We've spoken a bit about it, what you're saying - that as a team we have struggled in the past to get past the big moments in big games. But the last two games - against Canada and UAE - were must-win games, so going into the quarter-finals, we know what we have to do. Nothing has changed. The pressure is obviously there, but we have the quality to get through.
So, what happened in the first game, where South Africa were undone by Afghanistan's spin?
Credit has to go to Afghanistan in the tournament opener; they were really good. We may have had some nerves, but we can't give excuses getting bowled out for 150. The good thing is we bounced back well, scoring 300-plus scores in the next two days. It was a tough day; we were all disappointed the way we played, and we figured a plan to how to play spin moving forward.

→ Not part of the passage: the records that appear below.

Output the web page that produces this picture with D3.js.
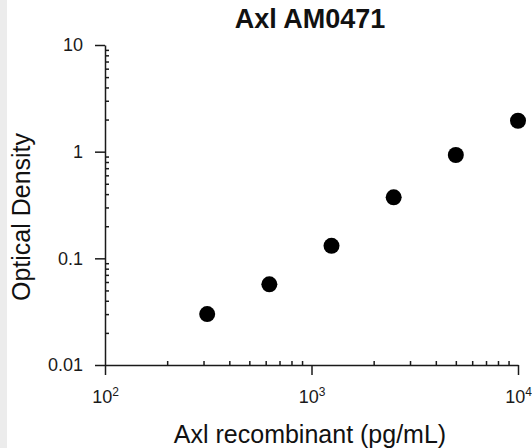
<!DOCTYPE html>
<html>
<head>
<meta charset="utf-8">
<script src="https://cdn.jsdelivr.net/npm/d3@7"></script>
<style>
  body { margin: 0; background: #fff; }
  svg { display: block; font-family: Arial, "Liberation Sans", sans-serif; }
  .axis path, .axis line { stroke: #1a1a1a; stroke-width: 1.5; }
</style>
</head>
<body>
<svg id="chart" width="532" height="448"></svg>
<script>
// concentrations (pg/mL) and optical density
var conc = [312.5, 625, 1250, 2500, 5000, 10000];
var od = [0.030, 0.057, 0.131, 0.373, 0.93, 1.95];

var xMajor = [100, 1000, 10000];
var yMajor = [0.01, 0.1, 1, 10];
var yLabels = ["0.01", "0.1", "1", "10"];
var xExp = ["2", "3", "4"];

var title = "Axl AM0471";
var xTitle = "Axl recombinant (pg/mL)";
var yTitle = "Optical Density";

var width = 532, height = 448;
var margin = {top: 45, right: 14, bottom: 83, left: 105};

var svg = d3.select("#chart");

// light grey strip on the left edge
svg.append("rect")
    .attr("x", 0).attr("y", 0)
    .attr("width", 7).attr("height", height)
    .attr("fill", "#ececec");

var x = d3.scaleLog().domain([100, 10000]).range([margin.left, width - margin.right]);
var y = d3.scaleLog().domain([0.01, 10]).range([height - margin.bottom, margin.top]);

function minors(lo, hi) {
  var out = [];
  for (var d = lo; d < hi; d *= 10) {
    for (var k = 2; k <= 9; k++) out.push(+(d * k).toPrecision(3));
  }
  return out;
}

// minor ticks pointing inward
svg.append("g")
    .attr("class", "axis")
    .attr("transform", "translate(0," + y.range()[0] + ")")
    .call(d3.axisBottom(x).tickValues(minors(100, 10000)).tickSize(-4).tickFormat(""))
    .select(".domain").remove();

svg.append("g")
    .attr("class", "axis")
    .attr("transform", "translate(" + x.range()[0] + ",0)")
    .call(d3.axisLeft(y).tickValues(minors(0.01, 10)).tickSize(-4).tickFormat(""))
    .select(".domain").remove();

// major axes
var gx = svg.append("g")
    .attr("class", "axis")
    .attr("transform", "translate(0," + y.range()[0] + ")")
    .call(d3.axisBottom(x).tickValues(xMajor).tickSize(10).tickSizeOuter(0).tickPadding(15).tickFormat(""));

gx.selectAll(".tick text").each(function(d, i) {
  var t = d3.select(this);
  t.append("tspan").text("10");
  t.append("tspan").text(xExp[i]).style("font-size", "12px").attr("dy", "-7");
});

var gy = svg.append("g")
    .attr("class", "axis")
    .attr("transform", "translate(" + x.range()[0] + ",0)")
    .call(d3.axisLeft(y).tickValues(yMajor).tickSize(10).tickSizeOuter(0).tickPadding(12)
      .tickFormat(function(d, i) { return yLabels[i]; }));

svg.selectAll(".axis").attr("font-family", null).attr("font-size", null);
svg.selectAll(".axis .tick text")
    .style("font-size", "18px")
    .style("font-family", "Arial, 'Liberation Sans', sans-serif")
    .attr("fill", "#1a1a1a");

// points
svg.append("g")
  .selectAll("circle")
  .data(conc)
  .join("circle")
    .attr("cx", function(d) { return x(d); })
    .attr("cy", function(d, i) { return y(od[i]); })
    .attr("r", 8)
    .attr("fill", "#000");

// titles
svg.append("text")
    .attr("x", 310).attr("y", 28)
    .attr("text-anchor", "middle")
    .attr("font-size", "27px")
    .attr("font-weight", "bold")
    .attr("fill", "#111")
    .text(title);

svg.append("text")
    .attr("x", 310).attr("y", 443)
    .attr("text-anchor", "middle")
    .attr("font-size", "25px")
    .attr("fill", "#111")
    .text(xTitle);

svg.append("text")
    .attr("transform", "translate(30,217) rotate(-90)")
    .attr("text-anchor", "middle")
    .attr("font-size", "25px")
    .attr("fill", "#111")
    .text(yTitle);
</script>
</body>
</html>
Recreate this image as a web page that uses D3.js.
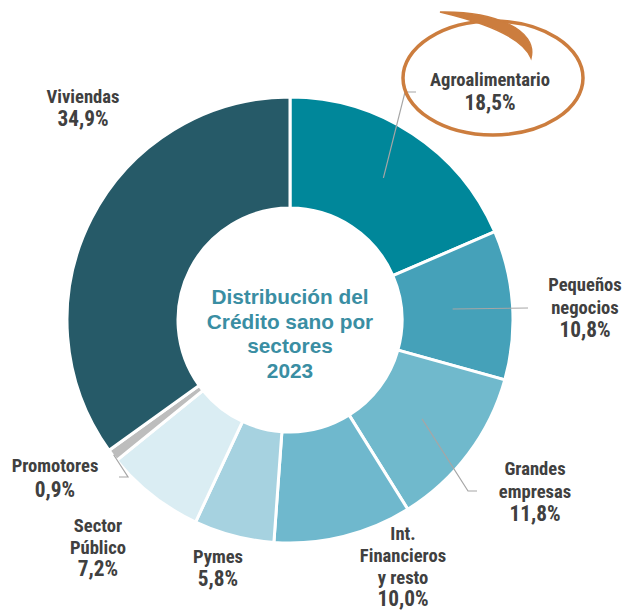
<!DOCTYPE html>
<html>
<head>
<meta charset="utf-8">
<script src="https://cdn.jsdelivr.net/npm/d3@7"></script>
<style>
  body { margin: 0; background: #fff; }
  text { font-weight: bold; }
  .lbl { font-family: "Roboto Condensed", "Arial Narrow", sans-serif; }
  .ttl { font-family: "Liberation Sans", Arial, sans-serif; }
</style>
</head>
<body>
<div id="chart"></div>
<script>
const sectors = ["Agroalimentario", "Pequeños negocios", "Grandes empresas", "Int. Financieros y resto",
  "Pymes", "Sector Público", "Promotores", "Viviendas"];
const shares = [18.5, 10.8, 11.8, 10.0, 5.8, 7.2, 0.9, 34.9];
const colors = ["#00879a", "#45a1b9", "#70b9cc", "#6fb8cd", "#a6d2e0", "#daedf3", "#bdbdbd", "#265a68"];
// label text lines per sector (value added as last line)
const labelLines = [["Agroalimentario"], ["Pequeños", "negocios"], ["Grandes", "empresas"],
  ["Int.", "Financieros", "y resto"], ["Pymes"], ["Sector", "Público"], ["Promotores"], ["Viviendas"]];
const titleLines = ["Distribución del", "Crédito sano por", "sectores", "2023"];

const width = 625, height = 612;
const cx = 290, cy = 320;
const outerR = 223, innerR = 112;

const svg = d3.select("#chart").append("svg")
  .attr("width", width).attr("height", height);

const data = sectors.map((s, i) => ({ name: s, value: shares[i], color: colors[i], lines: labelLines[i] }));

const pie = d3.pie().sort(null).value(d => d.value);
const arc = d3.arc().innerRadius(innerR).outerRadius(outerR);

const g = svg.append("g").attr("transform", `translate(${cx},${cy})`);
const arcs = pie(data);

g.selectAll("path.slice").data(arcs).enter().append("path")
  .attr("class", "slice")
  .attr("d", arc)
  .attr("fill", d => d.data.color)
  .attr("stroke", "#fff")
  .attr("stroke-width", 3);

// label placement (chart-specific)
const labelPos = [
  { x: 490, y: 80 }, { x: 585, y: 285 }, { x: 535, y: 469 }, { x: 403, y: 534 },
  { x: 218, y: 557 }, { x: 98, y: 526 }, { x: 55, y: 466 }, { x: 83, y: 97 }
];
const lineH = [24, 23, 23, 22, 23, 22, 25, 23];

// leader lines: start inside slice at given radius, elbow, end
const leaders = [
  { i: 0, r: 170, elbow: [405, 92], end: [416, 92] },
  { i: 1, r: 163, elbow: [528, 308], end: [528, 308] },
  { i: 2, r: 165, elbow: [468, 491], end: [477, 491] },
  { i: 6, r: 222, elbow: [128, 477], end: [119, 477] }
];
const leadersG = svg.append("g");
leaders.forEach(l => {
  const a = arcs[l.i];
  const mid = (a.startAngle + a.endAngle) / 2;
  const sx = cx + l.r * Math.sin(mid), sy = cy - l.r * Math.cos(mid);
  leadersG.append("polyline")
    .attr("points", [[sx, sy], l.elbow, l.end].map(p => p.join(",")).join(" "))
    .attr("fill", "none")
    .attr("stroke", "#a6a6a6")
    .attr("stroke-width", 1.2);
});

const fmt = v => d3.format(".1f")(v).replace(".", ",") + "%";

data.forEach((d, i) => {
  const t = svg.append("text")
    .attr("class", "lbl")
    .attr("text-anchor", "middle")
    .attr("fill", "#404040");
  const lines = d.lines.concat([fmt(d.value)]);
  lines.forEach((ln, k) => {
    t.append("tspan")
      .attr("x", labelPos[i].x)
      .attr("y", labelPos[i].y + k * lineH[i] + 6)
      .attr("font-size", k === lines.length - 1 ? 21.3 : 18.6)
      .text(ln);
  });
});

// centre title
const title = svg.append("text")
  .attr("class", "ttl")
  .attr("text-anchor", "middle")
  .attr("fill", "#3a8ea3")
  .attr("font-size", 20.8);
titleLines.forEach((ln, k) => {
  title.append("tspan").attr("x", cx).attr("y", 304 + k * 24.5).text(ln);
});

// hand-drawn orange circle around Agroalimentario
svg.append("ellipse")
  .attr("cx", 493).attr("cy", 78).attr("rx", 90).attr("ry", 57)
  .attr("fill", "none")
  .attr("stroke", "#cc7d3e")
  .attr("stroke-width", 3.5);
svg.append("path")
  .attr("d", "M 440 12 C 495 11, 538 30, 531 58 C 522 36, 482 22, 440 12 Z")
  .attr("fill", "#cc7d3e")
  .attr("stroke", "#cc7d3e")
  .attr("stroke-width", 1.5);
</script>
</body>
</html>
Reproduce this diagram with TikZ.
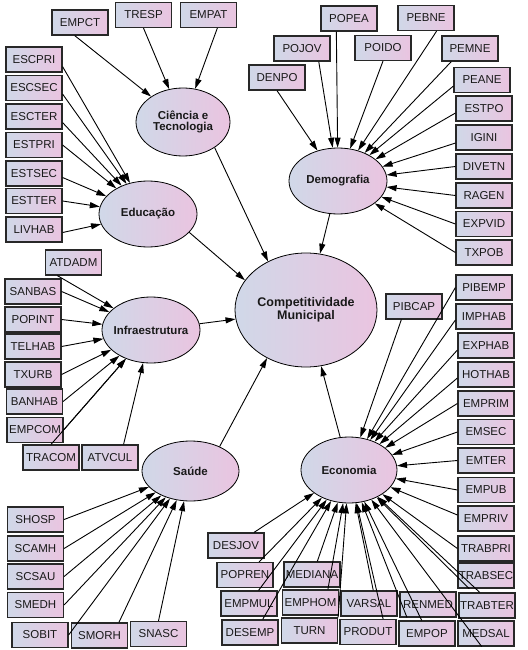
\documentclass[tikz,border=0pt]{standalone}
\usepackage{fontspec}
\setmainfont{Liberation Sans}
\usetikzlibrary{shapes.geometric,arrows.meta}
\definecolor{colL}{RGB}{208,216,232}
\definecolor{colR}{RGB}{234,196,224}
\definecolor{bord}{RGB}{40,40,40}
\definecolor{txt}{RGB}{25,25,25}
\begin{document}
\begin{tikzpicture}[x=1pt,y=-1pt,
  box/.style={rectangle, draw=bord, line width=1.2pt, left color=colL, right color=colR,
    minimum width=56pt, minimum height=25pt, inner sep=0pt, text=txt,
    font=\fontsize{11.5}{13}\selectfont},
  cons/.style={ellipse, draw=black, line width=0.8pt, left color=colL, right color=colR,
    inner sep=0pt, text=txt, font=\fontsize{11.5}{13}\selectfont\bfseries},
  arr/.style={draw=black, line width=0.9pt, -{Triangle[length=10pt,width=6pt]}}]
\fill[white] (0,0) rectangle (527,650);
\useasboundingbox (0,0) rectangle (527,650);

% constructs
\node[cons, minimum width=94pt, minimum height=68pt] (cit) at (183,122)
  {\makebox[0pt]{\begin{tabular}{@{}c@{}}Ciência e\\[-2pt]Tecnologia\end{tabular}}};
\node[cons, minimum width=98pt, minimum height=66pt] (edu) at (148,214) {\makebox[0pt]{Educação}};
\node[cons, minimum width=98pt, minimum height=66pt] (dem) at (338,181) {\makebox[0pt]{Demografia}};
\node[cons, minimum width=142pt, minimum height=114pt, font=\fontsize{12.5}{14}\selectfont\bfseries] (comp) at (306,310)
  {\makebox[0pt]{\begin{tabular}{@{}c@{}}Competitividade\\[-1pt]Municipal\end{tabular}}};
\node[cons, minimum width=98pt, minimum height=66pt] (inf) at (151,330) {\makebox[0pt]{Infraestrutura}};
\node[cons, minimum width=97pt, minimum height=60pt] (sau) at (190.5,471) {\makebox[0pt]{Saúde}};
\node[cons, minimum width=96pt, minimum height=66pt] (eco) at (349,470) {\makebox[0pt]{Economia}};

% Ciencia indicators
\node[box] (empct) at (80,22.5) {EMPCT};
\node[box] (tresp) at (143.5,15) {TRESP};
\node[box] (empat) at (208.5,15) {EMPAT};

% Educacao indicators
\node[box] (escpri) at (34,59.5) {ESCPRI};
\node[box] (escsec) at (34,88) {ESCSEC};
\node[box] (escter) at (34,116.5) {ESCTER};
\node[box] (estpri) at (34,145) {ESTPRI};
\node[box] (estsec) at (34,173.5) {ESTSEC};
\node[box] (estter) at (34,201) {ESTTER};
\node[box] (livhab) at (34,229.5) {LIVHAB};

% Demografia indicators
\node[box] (denpo) at (277,77.5) {DENPO};
\node[box] (pojov) at (302,48.5) {POJOV};
\node[box] (popea) at (349,18.5) {POPEA};
\node[box] (poido) at (383,48) {POIDO};
\node[box] (pebne) at (426,18) {PEBNE};
\node[box] (pemne) at (470,48.5) {PEMNE};
\node[box] (peane) at (482,80) {PEANE};
\node[box] (estpo) at (484,108.5) {ESTPO};
\node[box] (igini) at (484,137.5) {IGINI};
\node[box] (divetn) at (484,166.5) {DIVETN};
\node[box] (ragen) at (484,195.5) {RAGEN};
\node[box] (expvid) at (484,224) {EXPVID};
\node[box] (txpob) at (484,252.5) {TXPOB};

% Infraestrutura indicators
\node[box] (atdadm) at (73.5,262.5) {ATDADM};
\node[box] (sanbas) at (33,291.5) {SANBAS};
\node[box] (popint) at (33,319.5) {POPINT};
\node[box] (telhab) at (33,346.5) {TELHAB};
\node[box] (txurb) at (33,374.5) {TXURB};
\node[box] (banhab) at (34.5,401.5) {BANHAB};
\node[box] (empcom) at (35,430) {EMPCOM};
\node[box] (tracom) at (51,457.5) {TRACOM};
\node[box] (atvcul) at (110,457.5) {ATVCUL};

% Saude indicators
\node[box] (shosp) at (35.5,519.5) {SHOSP};
\node[box] (scamh) at (35.5,548.5) {SCAMH};
\node[box] (scsau) at (35.5,576.5) {SCSAU};
\node[box] (smedh) at (35.5,605) {SMEDH};
\node[box] (sobit) at (40,635) {SOBIT};
\node[box] (smorh) at (99.5,635.5) {SMORH};
\node[box] (snasc) at (158.5,634) {SNASC};

% Economia indicators
\node[box] (pibcap) at (414,306.5) {PIBCAP};
\node[box] (pibemp) at (484,287.5) {PIBEMP};
\node[box] (imphab) at (484,316.5) {IMPHAB};
\node[box] (exphab) at (486,345.5) {EXPHAB};
\node[box] (hothab) at (486,374.5) {HOTHAB};
\node[box] (emprim) at (486,403.5) {EMPRIM};
\node[box] (emsec) at (486,432) {EMSEC};
\node[box] (emter) at (486,460.5) {EMTER};
\node[box] (empub) at (486,490) {EMPUB};
\node[box] (empriv) at (486,518.5) {EMPRIV};
\node[box] (trabpri) at (486,548.5) {TRABPRI};
\node[box] (trabsec) at (486,575.5) {TRABSEC};
\node[box] (trabter) at (487,605.5) {TRABTER};
\node[box] (medsal) at (486,633.5) {MEDSAL};
\node[box] (desjov) at (236,545.5) {DESJOV};
\node[box] (popren) at (245,575) {POPREN};
\node[box] (empmul) at (249,603.5) {EMPMUL};
\node[box] (desemp) at (250,632.5) {DESEMP};
\node[box] (mediana) at (312,574.5) {MEDIANA};
\node[box] (emphom) at (310.5,602.5) {EMPHOM};
\node[box] (turn) at (309.5,630.5) {TURN};
\node[box] (varsal) at (369,603.5) {VARSAL};
\node[box] (produt) at (368,632) {PRODUT};
\node[box] (renmed) at (428,604.5) {RENMED};
\node[box] (empop) at (427,633.5) {EMPOP};

% structural paths
\draw[arr] (cit.-39) -- (comp.128);
\draw[arr] (edu.-24) -- (comp.154);
\draw[arr] (dem) -- (comp);
\draw[arr] (inf) -- (comp);
\draw[arr] (sau.40) -- (comp.231);
\draw[arr] (eco) -- (comp);

% Ciencia
\draw[arr] (empct.-112) -- (cit);
\draw[arr] (tresp.south) -- (cit);
\draw[arr] (empat.-56) -- (cit);

% Educacao
\draw[arr] (escpri.-14) -- (edu);
\draw[arr] (escsec.-12) -- (edu);
\draw[arr] (escter.-12) -- (edu);
\draw[arr] (estpri.east) -- (edu);
\draw[arr] (estsec.-8) -- (edu);
\draw[arr] (estter.east) -- (edu);
\draw[arr] (livhab.-6) -- (edu);

% Demografia
\draw[arr] (denpo.south) -- (dem);
\draw[arr] (pojov.-38) -- (dem);
\draw[arr] (popea.-134) -- (dem);
\draw[arr] (poido.south) -- (dem);
\draw[arr] (pebne.-51) -- (dem);
\draw[arr] (pemne.-145) -- (dem);
\draw[arr] (peane.-168) -- (dem);
\draw[arr] (estpo.-171) -- (dem);
\draw[arr] (igini.-169) -- (dem);
\draw[arr] (divetn.west) -- (dem);
\draw[arr] (ragen.west) -- (dem);
\draw[arr] (expvid.west) -- (dem);
\draw[arr] (txpob.west) -- (dem);

% Infraestrutura
\draw[arr] (atdadm.-141) -- (inf);
\draw[arr] (sanbas.east) -- (inf);
\draw[arr] (popint.east) -- (inf);
\draw[arr] (telhab.east) -- (inf);
\draw[arr] (txurb.east) -- (inf);
\draw[arr] (banhab.east) -- (inf);
\draw[arr] (empcom.east) -- (inf);
\draw[arr] (tracom.north) -- (inf);
\draw[arr] (atvcul.44) -- (inf);

% Saude
\draw[arr] (shosp.east) -- (sau);
\draw[arr] (scamh.east) -- (sau);
\draw[arr] (scsau.east) -- (sau);
\draw[arr] (smedh.east) -- (sau);
\draw[arr] (sobit.east) -- (sau);
\draw[arr] (smorh.34) -- (sau);
\draw[arr] (snasc.north) -- (sau);

% Economia
\draw[arr] (pibcap.-134) -- (eco);
\draw[arr] (pibemp.west) -- (eco);
\draw[arr] (imphab.-173) -- (eco);
\draw[arr] (exphab.-171) -- (eco);
\draw[arr] (hothab.-173) -- (eco);
\draw[arr] (emprim.west) -- (eco);
\draw[arr] (emsec.west) -- (eco);
\draw[arr] (emter.west) -- (eco);
\draw[arr] (empub.west) -- (eco);
\draw[arr] (empriv.173) -- (eco);
\draw[arr] (trabpri.west) -- (eco);
\draw[arr] (trabsec.-142) -- (eco);
\draw[arr] (trabter.119) -- (eco);
\draw[arr] (medsal.-108) -- (eco);
\draw[arr] (empop.112) -- (eco);
\draw[arr] (renmed.-148) -- (eco);
\draw[arr] (produt.41) -- (eco);
\draw[arr] (varsal.72) -- (eco);
\draw[arr] (turn.north east) -- (eco);
\draw[arr] (emphom.37) -- (eco);
\draw[arr] (mediana.68) -- (eco);
\draw[arr] (desjov.36) -- (eco);
\draw[arr] (popren.43) -- (eco);
\draw[arr] (empmul.54) -- (eco);
\draw[arr] (desemp.46) -- (eco);
\end{tikzpicture}
\end{document}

The way we play spin after that first loss has definitely changed from the first game. That's a positive, because we've been able to adapt really quickly. We know we will face more spin moving forward, but are prepared for it.
You have made the quarter-finals after winning two do-or-die games. Do you think you can be the second South Africa captain - after Aiden Markram - to lift the trophy, come February 9?
We must be seen as real contenders now. We've shown that in the last two games. With a strong bowling attack and now that our batting that's clicking, we've shown we can win this tournament. We're a force to be reckoned with but don't want to get carried away either. We can't wait to show how we deal with pressure come the quarter-final.
What makes an U-19 World Cup special?
It's the exposure. Before the World Cup, not many people have seen us play. People don't really watch U-19 cricket, so TV games help people see the skills and talent that young guys possess around the world. In the India-Australia game, we saw there was so much talent on the show.
Through the tournament, people have realised that every team has some special players and players that will make a career out of the game. That's really what the U-19 World Cup brings.
It's the knockouts now. Regardless of the result, what sort of legacy do you want to leave as the captain of South Africa?
We just want to show that this badge carries a massive honour. We want to show we give everything out there. No matter the result, we want to fight every day, every game. That's what we want to show to future South Africa U-19 players, the 15- and 17-year olds who will be in this team in the years to come. Personally, I have no idea where my life will take me. We've got massive games coming up for the country, so why look so far ahead?
Lastly, what's your message to the people of South Africa?
Just come down and support us. We'll give everything on the field, I assure you that. Hopefully, results go our way, but [I] promise, we'll make you all very proud of us.